Now we're in the middle of their manufactured crisis of a government shutdown, and they risk a meltdown of the global economy by threatening America would not pays its bills on the national debt.
There are three simple steps my Republican friends could take to prove they are serious and not cynical.
First of all, Republicans campaigned across the breadth of this country saying they would repeal the ACA, but they have included in their budget over a half trillion dollars of savings under the act and all of the revenues from the taxes. If they are serious and not cynical, they will remove that money from their budget and show what other services they would cut, or taxes they would raise.

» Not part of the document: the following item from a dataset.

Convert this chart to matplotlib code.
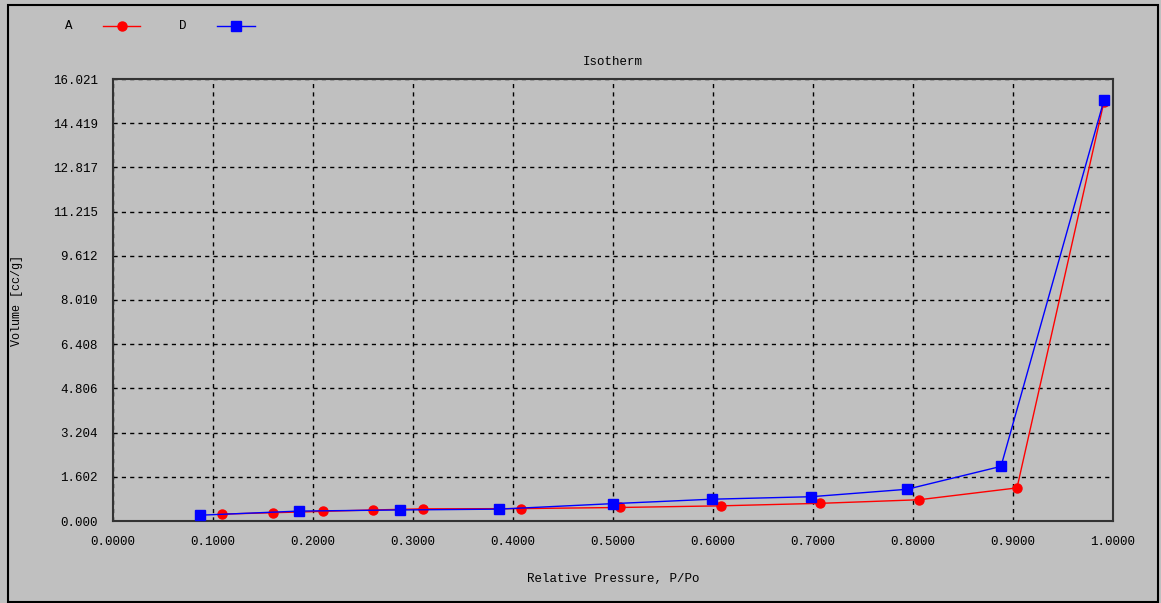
import numpy as np
import matplotlib.pyplot as plt
from matplotlib.patches import Rectangle
from matplotlib.lines import Line2D

# series A (red circles)
a_x = [0.109, 0.160, 0.210, 0.260, 0.310, 0.408, 0.507, 0.608, 0.707, 0.806, 0.904, 0.991]
a_y = [0.25, 0.30, 0.35, 0.40, 0.44, 0.45, 0.49, 0.55, 0.64, 0.77, 1.20, 15.20]

# series D (blue squares)
d_x = [0.087, 0.186, 0.287, 0.386, 0.500, 0.599, 0.698, 0.794, 0.888, 0.991]
d_y = [0.21, 0.36, 0.40, 0.43, 0.63, 0.79, 0.88, 1.15, 1.98, 15.26]

y_max = 16.021
y_labels = ['0.000', '1.602', '3.204', '4.806', '6.408', '8.010',
            '9.612', '11.215', '12.817', '14.419', '16.021']
x_labels = ['0.0000', '0.1000', '0.2000', '0.3000', '0.4000', '0.5000',
            '0.6000', '0.7000', '0.8000', '0.9000', '1.0000']

bg = '#c0c0c0'
mono = 'Liberation Mono'
fs = 9

W, H = 1161, 603
fig = plt.figure(figsize=(W / 100, H / 100), dpi=100, facecolor=bg)
fig.patches.append(Rectangle((8 / W, 1 - 602 / H), 1150 / W, 597 / H, transform=fig.transFigure,
                             fill=False, edgecolor='black', linewidth=1.5))

ax = fig.add_axes([113 / W, 1 - 521 / H, 1000 / W, 442 / H])
ax.set_facecolor(bg)
ax.plot(a_x, a_y, color='#ff0000', lw=1, marker='o', ms=6.5, mec='#ff0000', mfc='#ff0000', zorder=3)
ax.plot(d_x, d_y, color='#0000ff', lw=1, marker='s', ms=7.5, mec='#0000ff', mfc='#0000ff', zorder=4)

ax.set_xlim(0, 1)
ax.set_ylim(0, y_max)
ax.set_xticks([k / 10 for k in range(11)])
ax.set_yticks([y_max * k / 10 for k in range(11)])
ax.set_xticklabels(x_labels, family=mono, fontsize=fs)
ax.set_yticklabels(y_labels, family=mono, fontsize=fs)
ax.tick_params(length=0, pad=11)
ax.grid(True, color='black', linestyle=(0, (3, 3)), linewidth=1)
for s in ax.spines.values():
    s.set_color('#333333')
    s.set_linewidth(1.5)

ax.set_xlabel('Relative Pressure, P/Po', family=mono, fontsize=fs, labelpad=18)
ax.set_ylabel('Volume [cc/g]', family=mono, fontsize=8.5)
ax.yaxis.set_label_coords(-0.090, 0.5)
ax.set_title('Isotherm', family=mono, fontsize=fs, pad=10)

# legend row at top
fig.text(69 / W, 1 - 26 / H, 'A', family=mono, fontsize=fs, ha='center', va='center')
fig.text(183 / W, 1 - 26 / H, 'D', family=mono, fontsize=fs, ha='center', va='center')
fig.lines.append(Line2D([103 / W, 140 / W], [1 - 26 / H] * 2, transform=fig.transFigure,
                        color='#ff0000', lw=1))
fig.lines.append(Line2D([122 / W], [1 - 26 / H], transform=fig.transFigure,
                        color='#ff0000', marker='o', ms=6.5))
fig.lines.append(Line2D([217 / W, 255 / W], [1 - 26 / H] * 2, transform=fig.transFigure,
                        color='#0000ff', lw=1))
fig.lines.append(Line2D([236 / W], [1 - 26 / H], transform=fig.transFigure,
                        color='#0000ff', marker='s', ms=7.5))

fig.savefig('out.png', dpi=100, facecolor=bg)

If they are serious and not cynical, they would bring their own spending bills to the floor for their member's vote. Remember, we still having pending the Transportation-HUD spending bill. On July 30th, they just stopped in the middle of it because they figured out that the bill was so bad that their own members wouldn't vote for it. If they are serious and not cynical about their spending plan, they ought to allow their members to vote on their own spending bills, see if there's any more support now than there was three months ago. Then, bring the Interior spending bill; it has been in committee limbo. The showstopper will be the Labor, Health, and Human Services budget. If they are serious and not cynical, they will have those votes to show the American public what they really believe in.
Last night, I was stunned that the final act in their "Let's Make a Deal," made-for-TV semi-reality show was to demand that a conference committee be appointed on the Affordable Care Act. They want a conference committee on a bill that has already been law for three years, that the American health care industry and local government have spent billions of dollars getting ready to implement, which goes into effect today!
If you're serious about working together in a cooperative basis and negotiating differences and want a conference committee, why don't you appoint a conference committee on the budget? The Senate and the House have both approved budgets. The Republicans have refused to appoint conferees so people can work together to solve these differences. That is a pending item right now. We had a jaw-dropping moment in the Budget Committee when my friend, Chairman Paul Ryan, said the reason they would not appoint conferees is because there might be motions to instruct. My goodness! The House might express its will and not be tightly controlled.
We are in the midst of a manufactured government shutdown crisis and a looming disaster if they throw a tantrum that prevents America from paying its bills. Republicans can prove that they are serious and not cynical by not using the health care reform savings to fund their budget, bring their own spending bills to the floor and allow them to be voted on, and then have a conference committee, not on a law that is three years old, but on a pending item between the House and the Senate.
Sooner or later the system ought to be allowed to work.